Any ideas what I might be missing?
Created 07-10-2018 09:55 PM
It could be counters not being propagated correctly; usually when LLAP IO is not used, this counter section is not displayed at all. You might want to check LLAP logs to see if threads with names beginning with "IO-Elevator"; these are IO threads. Also check that LLAP daemon logs have IO initialized correctly (in the beginning when the daemon starts, there should be lines about cache size, eviction policy, etc. Then, HS2 and LLAP logs may have lines from "wrapForLlap" method in HiveInputFormat indicating errors when trying to use LLAP IO. Also, is this an ACID table? ACID tables are not able to use LLAP cache until Hive 3.1 in Apache, or HDP 3.X
Created 07-10-2018 11:09 PM
Thanks for your reply. ACID is disabled.
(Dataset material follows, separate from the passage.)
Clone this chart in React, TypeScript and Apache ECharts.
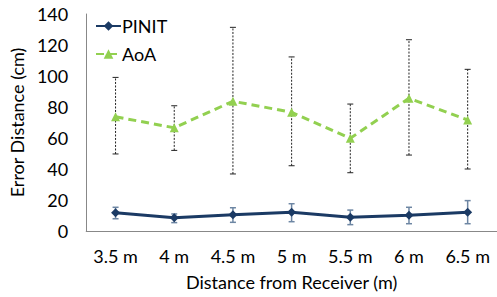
import React, { useEffect, useRef } from "react";
import * as echarts from "echarts";

const categories = ["3.5 m", "4 m", "4.5 m", "5 m", "5.5 m", "6 m", "6.5 m"];
const pinit = [11.8, 8.6, 10.5, 12.1, 8.8, 10.1, 12.1];
const pinitLow = [7.9, 5.4, 5.6, 6.0, 4.1, 4.7, 4.7];
const pinitHigh = [15.3, 11.0, 15.0, 17.6, 13.5, 15.3, 19.6];
const aoa = [73.7, 66.6, 83.7, 76.6, 59.8, 85.6, 71.6];
const aoaLow = [49.7, 52, 36.8, 42.1, 37.6, 49, 40];
const aoaHigh = [99.1, 80.8, 131.4, 112.3, 81.9, 123.4, 104.3];

const FONT = "Lato";
const FS = 18;

function errSeries(name: string, low: number[], high: number[], style: any) {
  return {
    type: "custom",
    name: name,
    silent: true,
    z: 1,
    data: categories.map((c, i) => [i, low[i], high[i]]),
    encode: { x: 0, y: [1, 2] },
    renderItem: (params: any, api: any) => {
      const x = api.value(0);
      const lo = api.coord([x, api.value(1)]);
      const hi = api.coord([x, api.value(2)]);
      const hw = 3;
      return {
        type: "group",
        children: [
          { type: "line", shape: { x1: lo[0], y1: lo[1], x2: hi[0], y2: hi[1] }, style },
          { type: "line", shape: { x1: hi[0] - hw, y1: hi[1], x2: hi[0] + hw, y2: hi[1] }, style: { ...style, lineDash: null } },
          { type: "line", shape: { x1: lo[0] - hw, y1: lo[1], x2: lo[0] + hw, y2: lo[1] }, style: { ...style, lineDash: null } },
        ],
      };
    },
  };
}

export default function App() {
  const ref = useRef<HTMLDivElement>(null);
  useEffect(() => {
    const chart = echarts.init(ref.current!, null, { renderer: "svg" });
    chart.setOption({
      animation: false,
      textStyle: { fontFamily: FONT },
      legend: {
        orient: "vertical",
        left: 90,
        top: 12,
        itemWidth: 25,
        itemHeight: 12,
        itemGap: 10,
        textStyle: { fontSize: FS, color: "#000", fontFamily: FONT, padding: [0, 0, 0, -4] },
        data: ["PINIT", "AoA"],
      },
      grid: { left: 86, top: 14, width: 416, bottom: 66 },
      xAxis: {
        type: "category",
        data: categories,
        boundaryGap: true,
        axisLine: { lineStyle: { color: "#888", width: 1 } },
        axisTick: { show: false },
        axisLabel: { fontSize: FS, color: "#000", margin: 16, fontFamily: FONT, interval: 0 },
        name: "Distance from Receiver (m)",
        nameLocation: "middle",
        nameGap: 42,
        nameTextStyle: { fontSize: FS, color: "#000", fontFamily: FONT },
      },
      yAxis: {
        type: "value",
        min: 0,
        max: 140,
        interval: 20,
        axisLine: { show: true, lineStyle: { color: "#888", width: 1 } },
        axisTick: { show: false },
        splitLine: { show: false },
        axisLabel: { fontSize: FS, color: "#000", margin: 18, fontFamily: FONT },
        name: "Error Distance (cm)",
        nameLocation: "middle",
        nameGap: 60,
        nameTextStyle: { fontSize: FS, color: "#000", fontFamily: FONT },
      },
      series: [
        errSeries("aoaErr", aoaLow, aoaHigh, { stroke: "#222", lineWidth: 1, lineDash: [2, 1.5] }),
        errSeries("pinitErr", pinitLow, pinitHigh, { stroke: "#6d86a3", lineWidth: 1.5 }),
        {
          name: "PINIT",
          type: "line",
          data: pinit,
          z: 3,
          symbol: "diamond",
          symbolSize: 9,
          itemStyle: { color: "#1b3a64" },
          lineStyle: { color: "#1b3a64", width: 3 },
        },
        {
          name: "AoA",
          type: "line",
          data: aoa,
          z: 3,
          symbol: "triangle",
          symbolSize: 9,
          itemStyle: { color: "#92d050" },
          lineStyle: { color: "#92d050", width: 3, type: [8, 5] },
        },
      ],
    });
    return () => chart.dispose();
  }, []);
  return <div ref={ref} style={{ width: 497, height: 297, position: "absolute", left: 0, top: 0 }} />;
}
This is the log message I'm getting in HS2 logs:
io.HiveInputFormat: Not using llap for org.apache.hadoop.mapred.SequenceFileInputFormat@5c6e83c6: supported = false, vectorized = false
These are the commands I ran to ensure my sample data is created using ORC:
SET hive.default.fileformat=ORC; SET hive.default.fileformat.managed=ORC; create database tmp; use tmp; create table test (id int); insert into test (id) values (1); select count(*) from test;
What am I doing wrong here?
Created 07-10-2018 11:18 PM
Doesn't look like the default format is kicking in. Can you create the table as ORC explicitly (stored as ORC)?
Also depending on what version this is, vectorization may need to be enabled; it's good for performance anyway. Or hive.llap.io.row.wrapper.enabled needs to be set to true (if present in your version).
Created 07-10-2018 11:57 PM
Did try creating the table as ORC explicitly but still facing the same issue. What input format should it be ideally picking up?